Third Sunday of Advent

December 13, 2020 Readings: Isa 61:1-2a, 10-11; 1 Thess 5:16-24; John 1:6-8, 19-28 Link to Lectionary

“Rejoice always!”

“Rejoice always” says Paul. Not just on Sundays, or weddings, or when we feel things are going well. Paul has a tendency to say what he means. “Rejoice always” is not “Rejoice when you feel up for it”.

Isaiah rejoices because “the Lord God will make justice and praise spring up before all the nations”. And, perhaps most dramatically, Mary also rejoices – our Responsorial Psalm today is not actually a psalm, but that extraordinary prophesy from Mary after she gets news of her baby – “My soul proclaims the greatness of the Lord; … He has mercy on those who fear him in every generation.” In the moments after her life is turned upside down by the knowledge that she is going to become an unmarried mother, an unimaginable shame in her time and society, she praises God in the same way as one of her great predecessors does.

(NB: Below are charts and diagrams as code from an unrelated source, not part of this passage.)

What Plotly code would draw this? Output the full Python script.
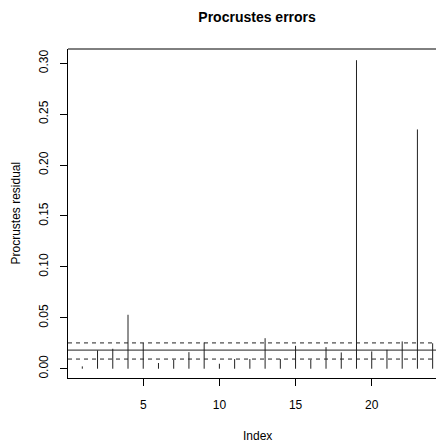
import numpy as np
import plotly.graph_objects as go

index = list(range(1, 25))
residuals = [0.0023, 0.018, 0.0196, 0.053, 0.0252, 0.0056, 0.0088, 0.0163,
             0.0258, 0.0049, 0.0095, 0.0095, 0.030, 0.0095, 0.0225, 0.0088,
             0.0212, 0.016, 0.303, 0.017, 0.0186, 0.0268, 0.235, 0.025]
x_ticks = [5, 10, 15, 20]
y_ticks = [0.00, 0.05, 0.10, 0.15, 0.20, 0.25, 0.30]

q25, q50, q75 = np.quantile(residuals, [0.25, 0.5, 0.75])

xs, ys = [], []
for i, v in zip(index, residuals):
    xs += [i, i, None]
    ys += [0, v, None]

fig = go.Figure()
fig.add_trace(go.Scatter(x=xs, y=ys, mode="lines",
                         line=dict(color="#222222", width=1),
                         hoverinfo="skip", showlegend=False))

font = "Arial"
shapes = []
for q, dash in [(q25, "4px,4px"), (q50, "solid"), (q75, "4px,4px")]:
    shapes.append(dict(type="line", xref="paper", yref="y", x0=0, x1=1, y0=q, y1=q,
                       line=dict(color="#222222", width=1, dash=dash)))
shapes.append(dict(type="line", xref="paper", yref="paper", x0=0, x1=1, y0=1, y1=1,
                   line=dict(color="black", width=1)))

fig.update_layout(
    width=444, height=443,
    autosize=False,
    margin=dict(l=60, r=0, t=41, b=73, autoexpand=False),
    paper_bgcolor="white", plot_bgcolor="white",
    font=dict(family=font, size=12, color="black"),
    title=dict(text="<b>Procrustes errors</b>", x=0.561, xref="container", xanchor="center",
               y=0.980, yref="container", yanchor="middle", font=dict(size=14, family=font)),
    shapes=shapes,
    annotations=[dict(text="Index", xref="paper", yref="paper",
                      x=(249 - 60) / 384, y=-58 / 329, showarrow=False,
                      xanchor="center", yanchor="middle", font=dict(size=12)),
                 dict(text="Procrustes residual", xref="paper", yref="paper",
                      x=(7 - 60) / 384, y=0.5, textangle=-90, showarrow=False,
                      xanchor="center", yanchor="middle",
                      font=dict(size=12, family="Liberation Sans"))],
    xaxis=dict(range=[0.061, 25.27], tickvals=x_ticks, ticks="outside", ticklen=7,
               tickcolor="black", showline=True, linecolor="black", linewidth=1,
               showgrid=False, zeroline=False, automargin=False,
               ticklabelstandoff=9),
    yaxis=dict(range=[-0.0091, 0.314], tickvals=y_ticks, tickformat=".2f",
               ticks="outside", ticklen=7, tickcolor="black", tickangle=-90,
               showline=True, linecolor="black", linewidth=1,
               showgrid=False, zeroline=False, automargin=False,
               ticklabelstandoff=7),
)

fig.write_html("out.html")
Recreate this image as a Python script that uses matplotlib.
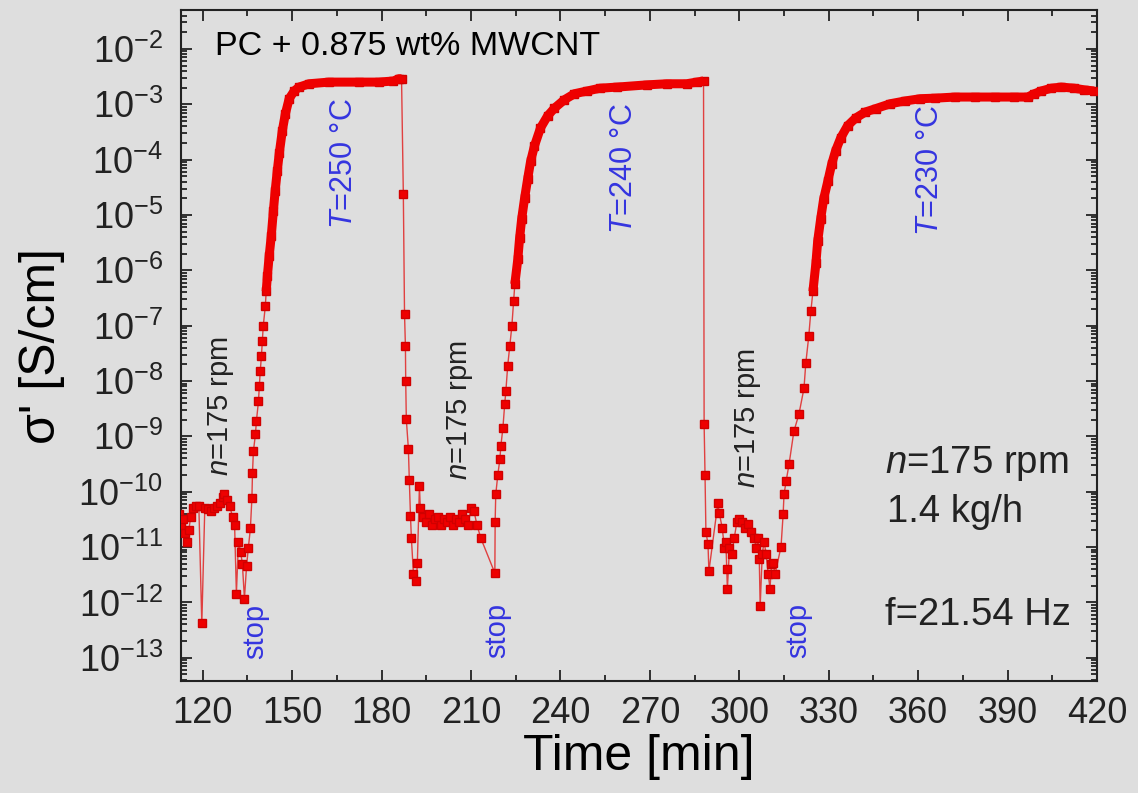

We very likely feel that it is absurd, even crazy, to rejoice in a time like the one we are going through. How can we possibly rejoice when we are overwhelmed with death, division, a sense of powerlessness, frustration, and maybe anger. How could Mary rejoice, how could Isaiah rejoice, how could Paul rejoice, how can people dying in hospital, in civil wars, in the time of plague, rejoice? How? How can we rejoice in such times?

Rejoice always.

Our rejoicing is not born from our feelings. Our feelings change, our circumstances change, our lives and all lives change. “Rejoice always” cannot be based on any of that. The always can only be based on a God who is always, for ever.

Because He shows himself to us, we gain the power to see that there is something beyond the frustration, the fear, the anger, even the death. Our rejoicing is not a response to or expression of our feelings, or if it is, that’s a bonus – it’s an act of will, it’s an acknowledgement that we can see, albeit through a dark glass, that our God is there always, that whatever circumstances we and our world find ourselves in, that “He has mercy on those who fear him in every generation.”

And that fear is not a fear to frighten us away, it is a fear of wonder, a fear that draws us forward, a fear that asks us to rediscover our joy, to reimagine our joy, to renew our joy. In that relationship there is only joy, not from anything we do, but because God takes joy in us, always. So we can rejoice always.